## begin
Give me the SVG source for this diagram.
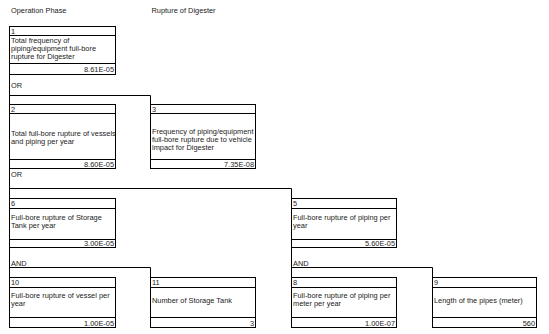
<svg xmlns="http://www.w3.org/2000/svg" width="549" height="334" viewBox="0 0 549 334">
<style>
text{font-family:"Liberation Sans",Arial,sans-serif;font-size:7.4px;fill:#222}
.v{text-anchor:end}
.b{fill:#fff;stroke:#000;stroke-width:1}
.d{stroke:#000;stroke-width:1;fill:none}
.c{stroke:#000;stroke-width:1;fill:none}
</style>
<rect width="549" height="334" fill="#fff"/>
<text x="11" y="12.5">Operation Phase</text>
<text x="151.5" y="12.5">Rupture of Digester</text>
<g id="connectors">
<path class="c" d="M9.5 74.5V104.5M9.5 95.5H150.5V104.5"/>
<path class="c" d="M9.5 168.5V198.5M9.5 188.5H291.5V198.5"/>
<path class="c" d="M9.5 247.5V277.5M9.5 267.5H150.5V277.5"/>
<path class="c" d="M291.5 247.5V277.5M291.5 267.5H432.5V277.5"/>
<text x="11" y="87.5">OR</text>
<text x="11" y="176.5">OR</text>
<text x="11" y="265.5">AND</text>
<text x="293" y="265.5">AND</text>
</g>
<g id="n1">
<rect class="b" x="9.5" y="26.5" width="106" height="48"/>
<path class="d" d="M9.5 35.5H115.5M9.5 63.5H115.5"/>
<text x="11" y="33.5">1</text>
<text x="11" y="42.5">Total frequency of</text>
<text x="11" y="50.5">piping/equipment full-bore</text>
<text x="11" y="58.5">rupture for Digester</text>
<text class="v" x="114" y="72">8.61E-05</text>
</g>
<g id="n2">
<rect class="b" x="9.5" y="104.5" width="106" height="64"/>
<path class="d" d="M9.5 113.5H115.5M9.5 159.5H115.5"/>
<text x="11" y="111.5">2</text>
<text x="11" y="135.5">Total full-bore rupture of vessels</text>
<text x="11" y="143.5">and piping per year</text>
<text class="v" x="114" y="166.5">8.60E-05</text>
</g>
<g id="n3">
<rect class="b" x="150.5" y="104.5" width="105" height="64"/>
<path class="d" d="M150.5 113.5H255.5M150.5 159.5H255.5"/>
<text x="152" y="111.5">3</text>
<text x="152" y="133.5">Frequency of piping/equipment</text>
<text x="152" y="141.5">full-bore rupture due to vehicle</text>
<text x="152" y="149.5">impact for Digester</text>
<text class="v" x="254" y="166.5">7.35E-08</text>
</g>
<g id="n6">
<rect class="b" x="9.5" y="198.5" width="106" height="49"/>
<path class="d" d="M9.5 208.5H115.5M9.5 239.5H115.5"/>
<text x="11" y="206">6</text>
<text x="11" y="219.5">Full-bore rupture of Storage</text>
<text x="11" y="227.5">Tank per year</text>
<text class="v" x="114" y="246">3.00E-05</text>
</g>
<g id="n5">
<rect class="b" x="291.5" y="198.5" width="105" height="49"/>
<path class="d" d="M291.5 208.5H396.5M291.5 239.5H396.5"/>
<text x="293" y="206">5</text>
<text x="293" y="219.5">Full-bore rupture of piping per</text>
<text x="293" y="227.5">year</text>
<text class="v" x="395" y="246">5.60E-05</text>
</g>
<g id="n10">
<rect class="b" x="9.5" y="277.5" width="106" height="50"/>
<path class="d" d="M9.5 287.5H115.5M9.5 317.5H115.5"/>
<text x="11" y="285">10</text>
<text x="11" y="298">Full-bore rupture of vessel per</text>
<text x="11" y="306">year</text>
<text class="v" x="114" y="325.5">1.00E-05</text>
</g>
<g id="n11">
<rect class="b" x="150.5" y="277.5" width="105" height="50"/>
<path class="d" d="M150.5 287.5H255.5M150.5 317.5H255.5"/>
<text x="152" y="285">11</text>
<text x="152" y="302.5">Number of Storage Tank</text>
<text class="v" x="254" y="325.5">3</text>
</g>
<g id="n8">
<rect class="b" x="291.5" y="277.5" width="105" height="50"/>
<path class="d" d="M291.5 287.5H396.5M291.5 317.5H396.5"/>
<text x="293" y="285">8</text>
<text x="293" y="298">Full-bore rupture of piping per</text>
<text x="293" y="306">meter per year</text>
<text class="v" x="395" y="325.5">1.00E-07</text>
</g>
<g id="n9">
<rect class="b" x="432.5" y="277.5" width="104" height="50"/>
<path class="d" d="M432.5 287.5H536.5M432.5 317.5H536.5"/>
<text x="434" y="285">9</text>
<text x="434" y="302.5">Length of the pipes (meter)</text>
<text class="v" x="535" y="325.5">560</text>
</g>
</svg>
## end
Keep the pictures out of the copy and return the rest of the data above exactly.

Give me the SVG source for this diagram.
<svg xmlns="http://www.w3.org/2000/svg" width="549" height="334" viewBox="0 0 549 334">
<style>
text{font-family:"Liberation Sans",Arial,sans-serif;font-size:7.4px;fill:#222}
.v{text-anchor:end}
.b{fill:#fff;stroke:#000;stroke-width:1}
.d{stroke:#000;stroke-width:1;fill:none}
.c{stroke:#000;stroke-width:1;fill:none}
</style>
<rect width="549" height="334" fill="#fff"/>
<text x="11" y="12.5">Operation Phase</text>
<text x="151.5" y="12.5">Rupture of Digester</text>
<g id="connectors">
<path class="c" d="M9.5 74.5V104.5M9.5 95.5H150.5V104.5"/>
<path class="c" d="M9.5 168.5V198.5M9.5 188.5H291.5V198.5"/>
<path class="c" d="M9.5 247.5V277.5M9.5 267.5H150.5V277.5"/>
<path class="c" d="M291.5 247.5V277.5M291.5 267.5H432.5V277.5"/>
<text x="11" y="87.5">OR</text>
<text x="11" y="176.5">OR</text>
<text x="11" y="265.5">AND</text>
<text x="293" y="265.5">AND</text>
</g>
<g id="n1">
<rect class="b" x="9.5" y="26.5" width="106" height="48"/>
<path class="d" d="M9.5 35.5H115.5M9.5 63.5H115.5"/>
<text x="11" y="33.5">1</text>
<text x="11" y="42.5">Total frequency of</text>
<text x="11" y="50.5">piping/equipment full-bore</text>
<text x="11" y="58.5">rupture for Digester</text>
<text class="v" x="114" y="72">8.61E-05</text>
</g>
<g id="n2">
<rect class="b" x="9.5" y="104.5" width="106" height="64"/>
<path class="d" d="M9.5 113.5H115.5M9.5 159.5H115.5"/>
<text x="11" y="111.5">2</text>
<text x="11" y="135.5">Total full-bore rupture of vessels</text>
<text x="11" y="143.5">and piping per year</text>
<text class="v" x="114" y="166.5">8.60E-05</text>
</g>
<g id="n3">
<rect class="b" x="150.5" y="104.5" width="105" height="64"/>
<path class="d" d="M150.5 113.5H255.5M150.5 159.5H255.5"/>
<text x="152" y="111.5">3</text>
<text x="152" y="133.5">Frequency of piping/equipment</text>
<text x="152" y="141.5">full-bore rupture due to vehicle</text>
<text x="152" y="149.5">impact for Digester</text>
<text class="v" x="254" y="166.5">7.35E-08</text>
</g>
<g id="n6">
<rect class="b" x="9.5" y="198.5" width="106" height="49"/>
<path class="d" d="M9.5 208.5H115.5M9.5 239.5H115.5"/>
<text x="11" y="206">6</text>
<text x="11" y="219.5">Full-bore rupture of Storage</text>
<text x="11" y="227.5">Tank per year</text>
<text class="v" x="114" y="246">3.00E-05</text>
</g>
<g id="n5">
<rect class="b" x="291.5" y="198.5" width="105" height="49"/>
<path class="d" d="M291.5 208.5H396.5M291.5 239.5H396.5"/>
<text x="293" y="206">5</text>
<text x="293" y="219.5">Full-bore rupture of piping per</text>
<text x="293" y="227.5">year</text>
<text class="v" x="395" y="246">5.60E-05</text>
</g>
<g id="n10">
<rect class="b" x="9.5" y="277.5" width="106" height="50"/>
<path class="d" d="M9.5 287.5H115.5M9.5 317.5H115.5"/>
<text x="11" y="285">10</text>
<text x="11" y="298">Full-bore rupture of vessel per</text>
<text x="11" y="306">year</text>
<text class="v" x="114" y="325.5">1.00E-05</text>
</g>
<g id="n11">
<rect class="b" x="150.5" y="277.5" width="105" height="50"/>
<path class="d" d="M150.5 287.5H255.5M150.5 317.5H255.5"/>
<text x="152" y="285">11</text>
<text x="152" y="302.5">Number of Storage Tank</text>
<text class="v" x="254" y="325.5">3</text>
</g>
<g id="n8">
<rect class="b" x="291.5" y="277.5" width="105" height="50"/>
<path class="d" d="M291.5 287.5H396.5M291.5 317.5H396.5"/>
<text x="293" y="285">8</text>
<text x="293" y="298">Full-bore rupture of piping per</text>
<text x="293" y="306">meter per year</text>
<text class="v" x="395" y="325.5">1.00E-07</text>
</g>
<g id="n9">
<rect class="b" x="432.5" y="277.5" width="104" height="50"/>
<path class="d" d="M432.5 287.5H536.5M432.5 317.5H536.5"/>
<text x="434" y="285">9</text>
<text x="434" y="302.5">Length of the pipes (meter)</text>
<text class="v" x="535" y="325.5">560</text>
</g>
</svg>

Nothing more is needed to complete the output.